Through Kuremera, some street vendors and craftspeople in Kigali have been supported with cash to build markets and workshops where they can sell and make their products. Some welders and carpenters in some areas of the country have been gathered in workshops built and equipped by districts, and some initiatives by local officials have seen poor people being provided with tools they needed to start their own businesses.

Business Development Fund


The government’s Business Development Fund (BDF) ensures 75 per cent of collateral is assured to banks when Small and Medium Sized Enterprises or local cooperatives apply for loans in banks.

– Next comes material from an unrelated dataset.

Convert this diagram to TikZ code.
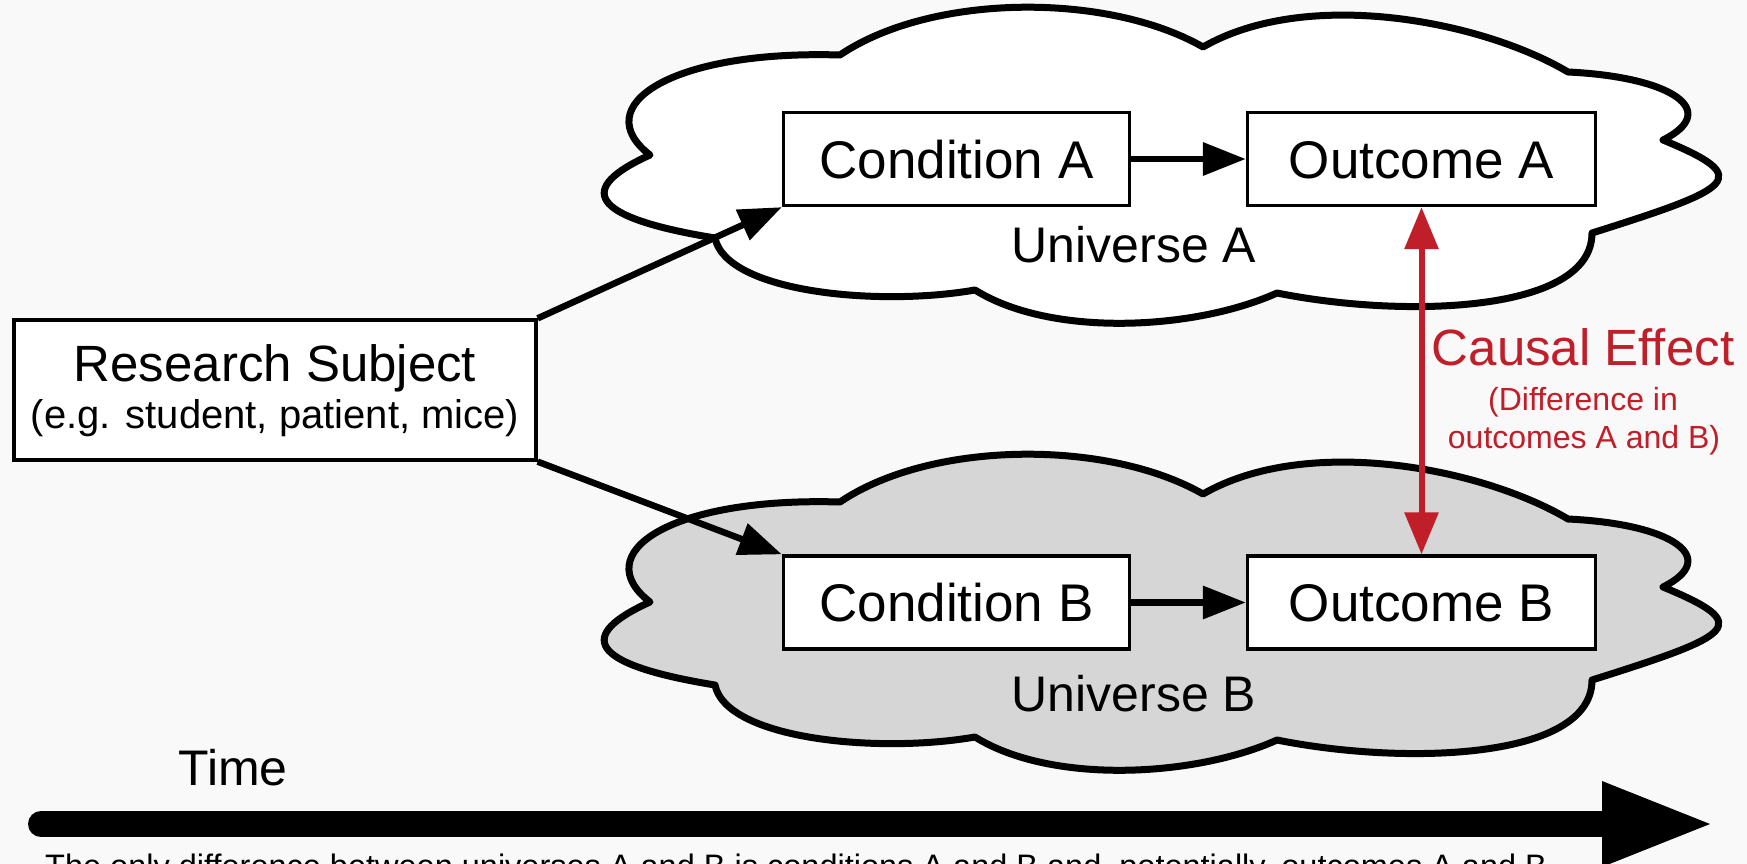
\documentclass[tikz,border=0pt]{standalone}
\usepackage{fontspec}
\setmainfont{Liberation Sans}
\usetikzlibrary{arrows.meta}
\definecolor{bgcol}{RGB}{249,249,249}
\definecolor{cloudgray}{RGB}{214,214,214}
\definecolor{causalred}{RGB}{192,30,40}
\tikzset{
  cloudline/.style={draw=black, line width=7pt, line join=round},
  box/.style={draw=black, fill=white, line width=3.3pt, inner sep=0pt,
    font=\fontsize{53}{60}\selectfont, text height=38pt, text depth=0pt},
  bigtext/.style={font=\fontsize{50}{60}\selectfont, anchor=base, inner sep=0pt},
  smalltext/.style={font=\fontsize{32}{40}\selectfont, anchor=base, inner sep=0pt},
  blackarrow/.style={line width=6.5pt, -{Triangle[length=43pt,width=32pt]}},
  redarrow/.style={draw=causalred, line width=6pt,
    {Triangle[length=42pt,width=33pt]}-{Triangle[length=42pt,width=33pt]}},
}
\begin{document}
\begin{tikzpicture}[x=1pt, y=-1pt]
\fill[bgcol] (0,0) rectangle (1747,864);
\useasboundingbox (0,0) rectangle (1747,864);
% clouds
\foreach \dy/\fc in {0/white, 447/cloudgray} {
  \filldraw[cloudline, fill=\fc, shift={(0,\dy)}]
    (840,55)
    .. controls (931,-6.6) and (1107,-8) .. (1203,47)
    .. controls (1307.4,-13) and (1482,21) .. (1568,72)
    .. controls (1673,77) and (1721,111) .. (1663,140)
    .. controls (1755,178) and (1734.5,188) .. (1592,233)
    .. controls (1592,313) and (1404,318.5) .. (1277,293)
    .. controls (1195,330) and (1051.5,337.7) .. (975,290)
    .. controls (877,307) and (726,292) .. (715,238)
    .. controls (586,217) and (577,188) .. (650,155)
    .. controls (586.8,106.2) and (670,49.9) .. (840,55)
    -- cycle;
}
% boxes
\node[box, minimum width=346pt, minimum height=93pt] (CA) at (956.5,159) {Condition A};
\node[box, minimum width=348pt, minimum height=93pt] (OA) at (1421.5,159) {Outcome A};
\node[box, minimum width=346pt, minimum height=93pt] (CB) at (956.5,602.5) {Condition B};
\node[box, minimum width=348pt, minimum height=93pt] (OB) at (1421.5,602.5) {Outcome B};
\node[draw=black, fill=white, line width=3.3pt, inner sep=0pt, align=center,
  minimum width=522pt, minimum height=140pt, text height=85pt, text depth=8pt,
  font=\fontsize{51}{47}\selectfont] (RS) at (275,390)
  {Research Subject\\\fontsize{40}{47}\selectfont (e.g. student, patient, mice)};
% labels
\node[bigtext] (UA) at (1134,262) {Universe A};
\node[bigtext] (UB) at (1134,711) {Universe B};
\node[bigtext] (TL) at (233,785) {Time};
\node[bigtext, text=causalred, font=\fontsize{51}{60}\selectfont] (CE1) at (1583,365) {Causal Effect};
\node[smalltext, text=causalred] (CE2) at (1583,410) {(Difference in};
\node[smalltext, text=causalred] (CE3) at (1584,448) {outcomes A and B)};
\node[font=\fontsize{32.5}{40}\selectfont, anchor=base west, inner sep=0pt] (NOTE) at (45,877)
  {The only difference between universes A and B is conditions A and B and, potentially, outcomes A and B};
% connectors
\draw[blackarrow] (RS.north east) -- (CA.south west);
\draw[blackarrow] (RS.south east) -- (CB.north west);
\draw[blackarrow] (CA.east) -- (OA.west);
\draw[blackarrow] (CB.east) -- (OB.west);
\draw[redarrow] (OA.south) -- (OB.north);
% time arrow
\coordinate (TS) at (41,824);
\coordinate (TH) at (1604,824);
\coordinate (THtop) at (1602,781);
\coordinate (THbot) at (1602,867);
\coordinate (TT) at (1710,824);
\draw[line width=26pt, line cap=round] (TS) -- (TH);
\fill (THtop) -- (TT) -- (THbot) -- cycle;
\end{tikzpicture}
\end{document}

Even if the  $13.4-million BDF is dedicated to increasing business and employment opportunities for Rwandans by allowing them to access capital, the need for collateral that the fund seeks to eliminate remains since most poor still find it hard to get the remaining 25 per cent that is needed to have a complete collateral.

The government wants to mobilise Rwandans, corporations, NGOs and other development partners to help starters get that remaining 25 per cent that mostly poor members of society, like the youth and women, need in order to realise their dreams.

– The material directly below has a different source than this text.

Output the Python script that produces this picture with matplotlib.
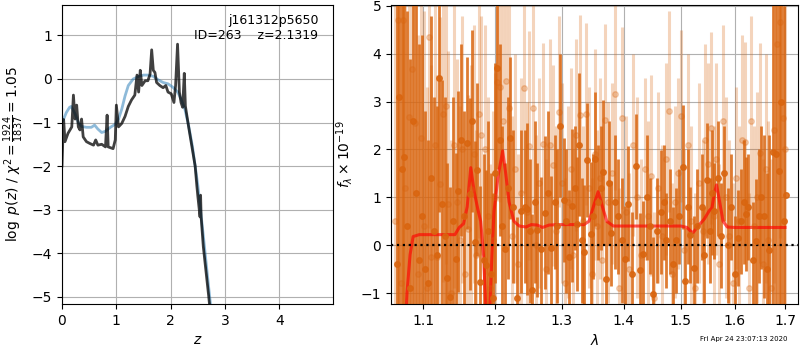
import numpy as np
import matplotlib
matplotlib.use('Agg')
import matplotlib.pyplot as plt

# --- p(z) panel ---
z_dark = [0.0, 0.02, 0.03, 0.055, 0.11, 0.18, 0.21, 0.24, 0.27, 0.30,
          0.33, 0.36, 0.39, 0.45, 0.51, 0.58, 0.62, 0.66, 0.73, 0.80,
          0.83, 0.85, 0.94, 0.98, 1.0, 1.04, 1.10, 1.16, 1.22, 1.28,
          1.34, 1.38, 1.41, 1.44, 1.47, 1.53, 1.58, 1.62, 1.65, 1.68,
          1.71, 1.74, 1.80, 1.86, 1.91, 1.95, 2.01, 2.06, 2.09, 2.126,
          2.16, 2.19, 2.22, 2.25, 2.27, 2.33, 2.39, 2.45, 2.48, 2.50,
          2.54, 2.55, 2.56, 2.60, 2.64, 2.70, 2.74]
logp_dark = [-2.0, -1.2, -0.93, -1.44, -1.25, -1.1, -0.37, -0.92, -0.6, -1.1,
             -1.17, -0.92, -1.33, -1.44, -1.48, -1.52, -1.4, -1.52, -1.5, -1.56,
             -0.83, -1.56, -1.6, -1.4, -0.6, -1.1, -1.02, -0.86, -0.63, -0.48,
             -0.37, 0.09, -0.3, 0.2, -0.15, -0.04, -0.04, 0.11, 0.67, 0.2,
             0.15, -0.08, -0.15, -0.2, -0.15, -0.3, -0.34, -0.54, -0.15, 0.80,
             -0.3, -0.54, -0.65, 0.13, -0.62, -1.1, -1.55, -2.0, -2.44, -2.7,
             -3.17, -2.67, -3.17, -3.85, -4.31, -5.0, -5.5]

z_blue = [0.02, 0.08, 0.14, 0.17, 0.24, 0.30, 0.36, 0.45, 0.54, 0.60,
          0.66, 0.73, 0.80, 0.89, 0.98, 1.04, 1.10, 1.16, 1.22, 1.31,
          1.41, 1.50, 1.59, 1.68, 1.77, 1.86, 1.95, 2.04, 2.13, 2.19,
          2.26, 2.33, 2.40, 2.50, 2.60, 2.70, 2.76]
logp_blue = [-0.95, -0.77, -0.65, -0.63, -0.8, -1.0, -1.09, -1.11, -1.11, -1.06,
             -1.15, -1.23, -1.2, -1.11, -1.04, -0.92, -0.69, -0.39, -0.15, 0.0,
             0.06, 0.09, 0.09, 0.06, -0.02, -0.08, -0.11, -0.19, -0.3, -0.46,
             -0.69, -1.07, -1.55, -2.45, -3.6, -4.8, -5.5]

# --- spectrum panel: first beam (dark) ---
wave_a = [1.066, 1.069, 1.072, 1.075, 1.079, 1.083, 1.087, 1.091, 1.095, 1.099,
          1.103, 1.107, 1.111, 1.115, 1.119, 1.122, 1.126, 1.129, 1.132, 1.136, 1.140, 1.144,
          1.147, 1.151, 1.155, 1.160, 1.164, 1.167, 1.171, 1.174, 1.178, 1.183, 1.187, 1.190, 1.193, 1.197,
          1.200, 1.203, 1.206, 1.210, 1.214, 1.218, 1.221, 1.226, 1.231,
          1.237, 1.243, 1.247, 1.251, 1.254, 1.259, 1.262, 1.268, 1.274, 1.278,
          1.283, 1.289, 1.293, 1.297, 1.303, 1.307, 1.311, 1.316, 1.320, 1.324,
          1.327, 1.331, 1.335, 1.340, 1.346, 1.349, 1.353, 1.358, 1.362, 1.366,
          1.370, 1.375, 1.379, 1.385, 1.391, 1.397, 1.403, 1.408, 1.414, 1.421,
          1.428, 1.433, 1.440, 1.445, 1.451, 1.458, 1.465, 1.470, 1.474, 1.480,
          1.486, 1.491, 1.497, 1.504, 1.508, 1.513, 1.517, 1.523, 1.530, 1.538,
          1.542, 1.547, 1.553, 1.557, 1.561, 1.568, 1.575, 1.580, 1.588, 1.594,
          1.600, 1.606, 1.612, 1.619, 1.623, 1.627, 1.635, 1.642, 1.647, 1.652,
          1.658, 1.663, 1.668,
          1.675, 1.682, 1.687, 1.692, 1.697, 1.703]
flux_a = [-0.4, 3.1, 1.59, 1.85, 0.4, -0.9, 2.6, 1.1, -0.3, 0.6,
          -0.5, -0.8, 1.4, 0.3, -0.2, 3.5, 0.86, 0.2, -0.68, -1.08, 0.5, -0.28,
          1.13, 2.2, 0.6, 2.13, 1.07, 2.6, 0.07, 1.58, -0.77, -0.3, -0.42, 0.3, -0.6, -1.1,
          1.5, 3.7, 2.2, 0.4, -0.09, 1.2, 2.24, 0.8, -1.11,
          0.71, 0.8, 0.75, 0.3, -0.94, 0.9, 0.31, -0.07, 0.68, 1.1,
          -0.06, 0.9, 0.4, 2.5, 0.94, 0.5, -0.24, 0.82, 1.2, 0.44,
          2.1, 0.1, -0.15, 1.78, 0.23, 0.6, 1.8, 0.9, 1.2, 1.53,
          -0.7, 1.3, 0.25, 0.9, 0.6, 0.1, -0.28, 0.87, -0.6, 1.65,
          -0.52, -0.18, 1.0, 0.4, -1.03, 0.3, 0.69, 0.9, 0.1, 0.5,
          -0.4, 0.1, 0.6, 1.64, -0.75, 0.8, 0.21, -0.48, 0.4, 0.8,
          -0.2, 1.36, 0.3, 1.1, 0.72, 1.4, 0.2, 1.5, 0.0, 0.8,
          -0.6, 0.15, 0.5, 0.9, 0.65, 0.8, -0.3, 0.08, 0.6, 1.0,
          0.6, -0.5, -0.1,
          1.95, 1.9, 1.55, 3.0, 0.5, 1.05]
err_a = [5.5, 5.0, 5.5, 5.0, 4.5, 4.8, 4.2, 4.0, 4.5, 3.8,
         3.3, 3.0, 3.4, 2.8, 3.1, 2.8, 2.6, 2.9, 2.4, 2.3, 2.6, 2.2,
         2.1, 2.0, 2.2, 1.8, 2.0, 1.9, 2.1, 1.8, 2.0, 2.2, 2.0, 2.3, 2.1, 2.2,
         2.3, 2.1, 2.0, 2.1, 1.8, 1.9, 1.7, 1.6, 1.7,
         1.7, 1.6, 1.8, 1.5, 1.6, 1.7, 1.4, 1.5, 1.6, 1.7,
         1.5, 1.4, 1.6, 1.5, 1.3, 1.5, 1.4, 1.6, 1.3, 1.4,
         1.5, 1.3, 1.4, 1.2, 1.5, 1.3, 1.4, 1.2, 1.3, 1.5,
         1.2, 1.3, 1.1, 1.4, 1.2, 1.3, 1.1, 1.2, 1.3, 1.1,
         1.2, 1.1, 1.3, 1.0, 1.2, 1.1, 1.3, 1.2, 1.0, 1.1,
         1.2, 1.1, 1.0, 1.3, 1.1, 1.2, 1.0, 1.1, 1.2, 1.1,
         1.0, 1.2, 1.1, 1.3, 1.0, 1.2, 1.1, 1.0, 1.2, 1.1,
         1.2, 1.0, 1.1, 1.3, 1.2, 1.1, 1.2, 1.3, 1.4, 1.5,
         1.7, 2.0, 2.4,
         3.8, 4.2, 4.5, 4.8, 4.5, 0.0]

# --- spectrum panel: second beam (light) ---
wave_b = [1.064, 1.068, 1.071, 1.074, 1.077, 1.081, 1.085, 1.089, 1.093, 1.097,
          1.101, 1.105, 1.108, 1.111, 1.116, 1.119, 1.123, 1.127, 1.131, 1.134,
          1.138, 1.142, 1.146, 1.150, 1.153, 1.157, 1.161, 1.166, 1.169, 1.173,
          1.176, 1.180, 1.185, 1.189, 1.192, 1.196, 1.199, 1.203, 1.207, 1.211,
          1.216, 1.220, 1.224, 1.228, 1.233, 1.238, 1.242, 1.246, 1.250, 1.256,
          1.260, 1.265, 1.271, 1.276, 1.281, 1.286, 1.291, 1.296, 1.300, 1.305,
          1.309, 1.314, 1.318, 1.322, 1.329, 1.333, 1.338, 1.343, 1.348, 1.352,
          1.356, 1.361, 1.365, 1.369, 1.374, 1.380, 1.386, 1.392, 1.398, 1.404,
          1.410, 1.416, 1.423, 1.430, 1.436, 1.442, 1.447, 1.453, 1.460, 1.467,
          1.473, 1.479, 1.484, 1.489, 1.495, 1.500, 1.506, 1.512, 1.519, 1.526,
          1.533, 1.540, 1.545, 1.550, 1.555, 1.560, 1.565, 1.571, 1.578, 1.584,
          1.590, 1.597, 1.603, 1.609, 1.615, 1.621, 1.628, 1.632, 1.638, 1.644,
          1.650, 1.656, 1.661, 1.666, 1.671, 1.678, 1.684, 1.690, 1.695, 1.700]
flux_b = [0.5, 4.7, -0.8, 4.7, 1.2, 2.68, 3.68, 2.55, -0.6, 2.25,
          0.4, -0.9, 4.35, -0.24, 2.1, -0.24, 1.27, 2.74, 2.9, 0.86,
          -1.0, 2.1, 0.9, 0.11, 2.0, -0.6, 0.34, 1.17, 1.9, -0.2,
          2.75, 2.3, 2.0, 0.6, -0.9, 0.1, 1.0, 3.42, 3.3, 2.6,
          3.44, 2.87, 0.2, 1.6, -0.4, 1.1, 3.28, 0.7, 2.08, 2.87,
          0.0, 1.3, 2.12, -0.5, 2.1, 1.67, 0.3, 2.79, 1.3, -0.8,
          0.9, 1.6, -0.2, 2.3, 2.72, 0.5, 2.75, 1.2, -0.6, 1.9,
          0.4, 1.4, -0.3, 2.62, 0.9, 1.5, 3.15, -0.9, 2.65, 0.7,
          -0.5, 2.09, 1.0, -0.2, 1.6, 0.6, 1.45, -1.1, 1.2, 0.2,
          1.8, 2.8, -0.6, 0.9, 1.5, 2.7, -0.1, 2.1, 0.5, -0.9,
          1.3, 0.3, 2.2, 1.7, 2.45, 0.6, 1.8, -0.4, 2.6, 1.0,
          0.2, -0.8, 1.4, 0.5, 2.2, 2.15, -0.9, 2.6, 0.4, 1.0,
          1.93, -0.4, 1.6, 0.1, -0.9, 2.4, 4.2, 4.66, 2.65, 2.0]
err_b = [6, 6, 6, 6, 5.5, 5.5, 5, 5, 5, 4.5,
         4.5, 4.2, 4, 4, 3.8, 3.8, 3.5, 3.5, 3.3, 3.2,
         3.2, 3.0, 3.0, 2.8, 2.8, 2.7, 2.8, 2.6, 2.7, 2.6,
         2.6, 2.5, 2.6, 2.5, 2.6, 2.7, 2.6, 2.5, 2.4, 2.6,
         2.4, 2.3, 2.5, 2.4, 2.3, 2.4, 2.2, 2.3, 2.4, 2.2,
         2.3, 2.2, 2.1, 2.3, 2.2, 2.1, 2.2, 2.0, 2.1, 2.2,
         2.0, 2.1, 2.2, 2.0, 2.1, 2.0, 1.9, 2.1, 2.0, 2.2,
         2.0, 2.1, 1.9, 2.0, 2.1, 1.9, 2.0, 2.1, 1.9, 2.0,
         2.0, 1.9, 2.1, 2.0, 1.9, 2.0, 2.1, 1.8, 2.0, 1.9,
         2.0, 2.1, 1.9, 2.0, 2.0, 1.8, 2.1, 1.9, 2.0, 2.0,
         2.1, 1.9, 2.0, 2.1, 2.0, 1.9, 2.0, 2.1, 2.0, 2.1,
         2.0, 2.1, 1.9, 2.0, 2.2, 2.1, 2.0, 2.2, 2.1, 2.2,
         2.3, 2.2, 2.4, 2.5, 2.7, 3.2, 3.8, 4.5, 5.0, 5.5]

# best-fit model
model_wave = [1.076, 1.079, 1.083, 1.087, 1.095, 1.110, 1.130, 1.143, 1.149, 1.155,
              1.160, 1.165, 1.170, 1.175, 1.179, 1.183, 1.186, 1.189, 1.192, 1.195,
              1.198, 1.204, 1.2106, 1.215, 1.220, 1.227, 1.235, 1.245, 1.253, 1.262,
              1.270, 1.280, 1.295, 1.315, 1.335, 1.343, 1.350, 1.358, 1.365, 1.372,
              1.383, 1.400, 1.450, 1.500, 1.511, 1.517, 1.522, 1.530, 1.543, 1.552,
              1.557, 1.562, 1.5657, 1.570, 1.578, 1.586, 1.600, 1.650, 1.700]
model_flux = [-2.0, -1.0, -0.2, 0.18, 0.22, 0.22, 0.22, 0.22, 0.37, 0.45,
              0.8, 1.62, 1.1, 0.75, 0.5, -0.2, -1.2, -2.2, -1.3, -0.2,
              0.7, 1.45, 1.97, 1.5, 0.9, 0.5, 0.40, 0.38, 0.43, 0.42,
              0.37, 0.42, 0.43, 0.43, 0.43, 0.5, 0.8, 1.12, 0.8, 0.5,
              0.40, 0.40, 0.40, 0.40, 0.37, 0.30, 0.26, 0.38, 0.55, 0.72,
              0.78, 1.1, 1.26, 1.0, 0.5, 0.38, 0.37, 0.37, 0.37]

xticks = [1.1, 1.2, 1.3, 1.4, 1.5, 1.6, 1.7]
fs = 9

fig = plt.figure(figsize=(8, 3.5), dpi=100)

ax = fig.add_axes([0.0775, 0.1314, 0.339, 0.8543])
ax.plot(z_blue, logp_blue, color='#1f77b4', alpha=0.5, lw=2)
ax.plot(z_dark, logp_dark, color='k', alpha=0.75, lw=2)
ax.set_xlim(0, 4.99)
ax.set_ylim(-5.17, 1.70)
ax.set_xticks([0, 1, 2, 3, 4])
ax.set_yticks([-5, -4, -3, -2, -1, 0, 1])
ax.grid()
ax.set_xlabel('$z$', fontsize=fs + 1)
ax.set_ylabel(r'$\log\ p(z)$' + ' / ' + r'$\chi^2=\frac{1924}{1837}=1.05$', fontsize=fs + 1)
ax.tick_params(labelsize=fs + 1)
ax.text(0.945, 0.97, 'j161312p5650\nID=263    z=2.1319', ha='right', va='top',
        transform=ax.transAxes, fontsize=fs)

bx = fig.add_axes([0.4888, 0.1314, 0.5088, 0.8543])
col = '#d9650f'
bx.errorbar(wave_b, flux_b, yerr=err_b, color=col, alpha=0.28, marker='o', ms=4,
            linestyle='None', elinewidth=2.2)
bx.errorbar(wave_a, flux_a, yerr=err_a, color=col, alpha=0.85, marker='o', ms=4,
            linestyle='None', elinewidth=2.0)
bx.plot(model_wave, model_flux, color='r', alpha=0.65, lw=2.2)
bx.axhline(0, color='k', linestyle=':', lw=1.6)
bx.set_xscale('log')
bx.set_xlim(1.0585, 1.727)
bx.set_ylim(-1.23, 5.02)
bx.set_xticks(xticks)
bx.set_xticklabels([str(t) for t in xticks])
bx.minorticks_off()
bx.grid()
bx.set_xlabel(r'$\lambda$', fontsize=fs + 1)
bx.set_ylabel(r'$f_\lambda\times10^{-19}$', fontsize=fs + 1)
bx.tick_params(labelsize=fs + 1)

fig.text(0.985, 0.022, 'Fri Apr 24 23:07:13 2020', ha='right', va='bottom', fontsize=5)

fig.savefig('out.png', dpi=100)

Murekezi said that residents can help their local young entrepreneurs with materials such as machines, land, and training or provide them with the money they need if their business projects have been approved by financial analysts that the government has hired to help people up to the Sector level of local administration.

“We need to take this programme where people live, answers should be available at the Sector level,” he said.

The government hopes that the initiative would reduce unemployment rate in the country where reports by the Labour Ministry indicate that 125,000 people join the labour market annually, with only 2 per cent getting jobs in the government, while 98 per cent have to be self-employed or seek employment in private entities.

The Ministry of Labour will use Saturday’s community work [Umuganda] and the International Labour Day next Wednesday to mobilise Rwandans to start Kuremera initiatives in their areas.

The government’s five-year development plan, the second Economic Development and Poverty Reduction Strategy (EDPRSII), aims at involving more Rwandans in productivity by creating at least 1.8 million new off-farm jobs over the next five years.